It was very much this for me. I knew the hosting side of things because my second job as a programmer was at a small ISP that hosted custom websites. I got used to maintaining Linux web and email servers by hand over SSH. There were some common scripts, but for the most part the pattern was SSH into the server and make the changes you need to make. Most of my early startup career was like this. Closely working with hardware, the server installs, hosting configs as well as the code that actually powered things.

Jump to my first "enterprise" job and suddenly I can't fix things anymore. I have to submit tickets to other teams to look at why the thing I built isn't running as expected. That, to me, was pure insanity. The sysadmins knew fuck all about my app and as far as I was concerned barely knew how to admin systems. I knew a lot more in my 20's after all. But the friction of not running what I wrote was absolutely real and one of the main killers of productivity versus my startup days.

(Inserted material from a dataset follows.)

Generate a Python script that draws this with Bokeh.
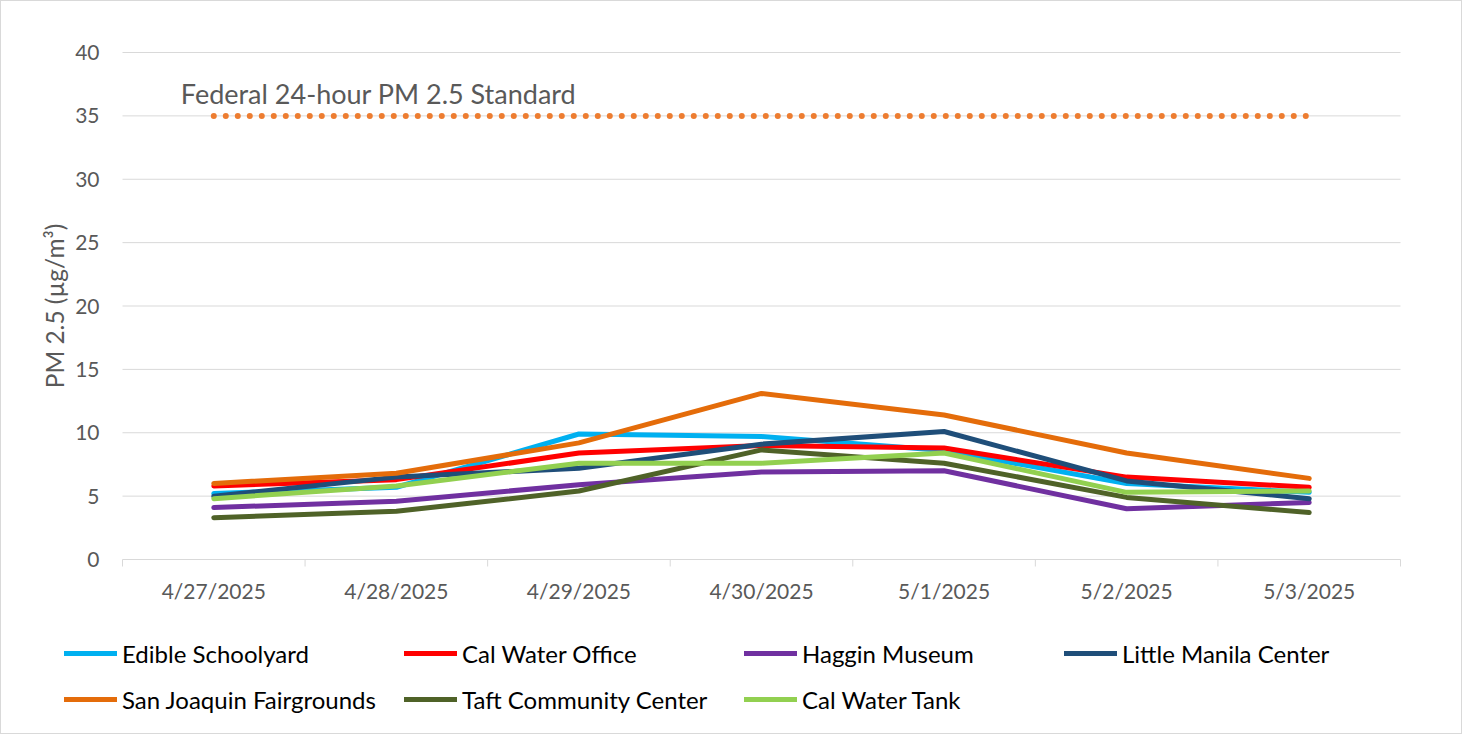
import math
from bokeh.plotting import figure
from bokeh.models import Legend, LegendItem, Label, Range1d
from bokeh.core.properties import value
from bokeh.embed import file_html
from bokeh.resources import INLINE

dates = ["4/27/2025", "4/28/2025", "4/29/2025", "4/30/2025", "5/1/2025", "5/2/2025", "5/3/2025"]
edible_schoolyard = [5.2, 5.7, 9.9, 9.7, 8.6, 6.0, 5.3]
cal_water_office = [5.8, 6.3, 8.4, 9.0, 8.8, 6.5, 5.7]
haggin_museum = [4.1, 4.6, 5.9, 6.9, 7.0, 4.0, 4.5]
little_manila_center = [5.0, 6.5, 7.2, 9.1, 10.1, 6.2, 4.8]
san_joaquin_fairgrounds = [6.0, 6.8, 9.2, 13.1, 11.4, 8.4, 6.4]
taft_community_center = [3.3, 3.8, 5.4, 8.65, 7.6, 4.9, 3.7]
cal_water_tank = [4.8, 5.8, 7.6, 7.6, 8.4, 5.3, 5.4]
federal_standard = [35] * len(dates)
y_ticks = [0, 5, 10, 15, 20, 25, 30, 35, 40]

series = [
    ("Edible Schoolyard", edible_schoolyard, "#00B0F0"),
    ("Cal Water Office", cal_water_office, "#FF0000"),
    ("Haggin Museum", haggin_museum, "#7030A0"),
    ("Little Manila Center", little_manila_center, "#1F4E79"),
    ("San Joaquin Fairgrounds", san_joaquin_fairgrounds, "#E46C0A"),
    ("Taft Community Center", taft_community_center, "#4F6228"),
    ("Cal Water Tank", cal_water_tank, "#92D050"),
]

FONT = "Lato"
GRID = "#d9d9d9"
LABEL = "#595959"
n = len(dates)
xs = list(range(n))

# page layout (pixels): figure content starts at (9, 9) because of the 1px border
W, H = 1462, 734
ORIGIN = 9
PLOT_L, PLOT_R = 130, 1408      # plot area horizontal extent on the page
Y_TOP_PX, Y_ZERO_PX = 60, 567   # page pixel of y=40 and y=0
ymax = max(y_ticks)
px_cat = (PLOT_R - PLOT_L) / n
px_unit = (Y_ZERO_PX - Y_TOP_PX) / ymax
x_start = -0.5 - (PLOT_L - ORIGIN) / px_cat
x_end = n - 0.5 + (ORIGIN + W - PLOT_R) / px_cat
y_end = ymax + (Y_TOP_PX - ORIGIN) / px_unit
y_start = -(ORIGIN + H - Y_ZERO_PX) / px_unit

p = figure(width=W, height=H, output_backend="svg", toolbar_location=None,
           x_range=Range1d(x_start, x_end), y_range=Range1d(y_start, y_end),
           x_axis_type=None, y_axis_type=None,
           min_border_left=0, min_border_right=0, min_border_top=0,
           min_border_bottom=0)
p.styles = {"border": "1px solid #d9d9d9"}
p.outline_line_color = None
p.xgrid.grid_line_color = None
p.ygrid.grid_line_color = None

# gridlines (the one at 0 doubles as the category axis line)
p.segment(x0=[-0.5] * len(y_ticks), y0=y_ticks, x1=[n - 0.5] * len(y_ticks),
          y1=y_ticks, line_color=GRID, line_width=1)
bounds = [i - 0.5 for i in range(n + 1)]
p.ray(x=bounds, y=[0] * len(bounds), length=7, length_units="screen",
      angle=-math.pi / 2, line_color=GRID, line_width=1)

# category labels
p.text(x=xs, y=[0] * n, text=dates, y_offset=31, text_align="center",
       text_baseline="middle", text_font=value(FONT), text_font_size="21px",
       text_color=LABEL)
# value labels
p.text(x=[-0.5] * len(y_ticks), y=y_ticks, text=[str(t) for t in y_ticks],
       x_offset=-23, text_align="right", text_baseline="middle",
       text_font=value(FONT), text_font_size="21px", text_color=LABEL)
# value axis title
p.add_layout(Label(x=-0.5, y=ymax / 2, x_offset=-68, angle=math.pi / 2,
                   text="PM 2.5 (µg/m³)", text_align="center",
                   text_baseline="middle", text_font=FONT,
                   text_font_size="24.5px", text_color=LABEL))

p.line(xs, federal_standard, line_color="#ED7D31", line_width=6,
       line_dash="0 12", line_cap="round")
p.add_layout(Label(x=0, y=35, x_offset=-33, y_offset=6,
                   text="Federal 24-hour PM 2.5 Standard",
                   text_font=FONT, text_font_size="27px", text_color=LABEL,
                   text_baseline="bottom"))

renderers = []
for name, vals, color in series:
    r = p.line(xs, vals, line_color=color, line_width=5,
               line_join="round", line_cap="round")
    renderers.append((name, r))

col_x = [63, 403, 743, 1063]
row_y = [67, 21]
for i, (name, r) in enumerate(renderers):
    row, col = divmod(i, 4)
    lg = Legend(items=[LegendItem(label=name, renderers=[r])],
                location=(col_x[col], row_y[row]),
                padding=0, margin=0, spacing=0,
                glyph_width=53, glyph_height=30, label_height=30,
                label_standoff=5,
                label_text_font=FONT, label_text_font_size="24px",
                label_text_color="#000000",
                border_line_color=None, background_fill_alpha=0)
    p.add_layout(lg)

open("out.html", "w").write(file_html(p, INLINE))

I also have seen this from most of the "enterprise" companies that do "DevOps" when really they just mean they have a sysadmin team who uses modern tools and IaC. The same exact friction and issues exist between dev and ops as before DevOps days. Those companies are explicitly doing DevOps wrong. When you look at the troubleshooting steps during an incident, it's identical. Bring in the devs and the ops team so we can figure out what's going on. I do think startups are more likely to get DevOps right because they aren't trying to force it on the only mental model they seem to be able to understand.

I've also found that dev teams who run and maintain their own stacks are better about automatic failure recovery and overall more reliable solutions. Whether that's due to better alignment between the app code and the app stack during development or because the dev team is now the first call when things aren't working I'm not entirely sure. Likely a mix of both.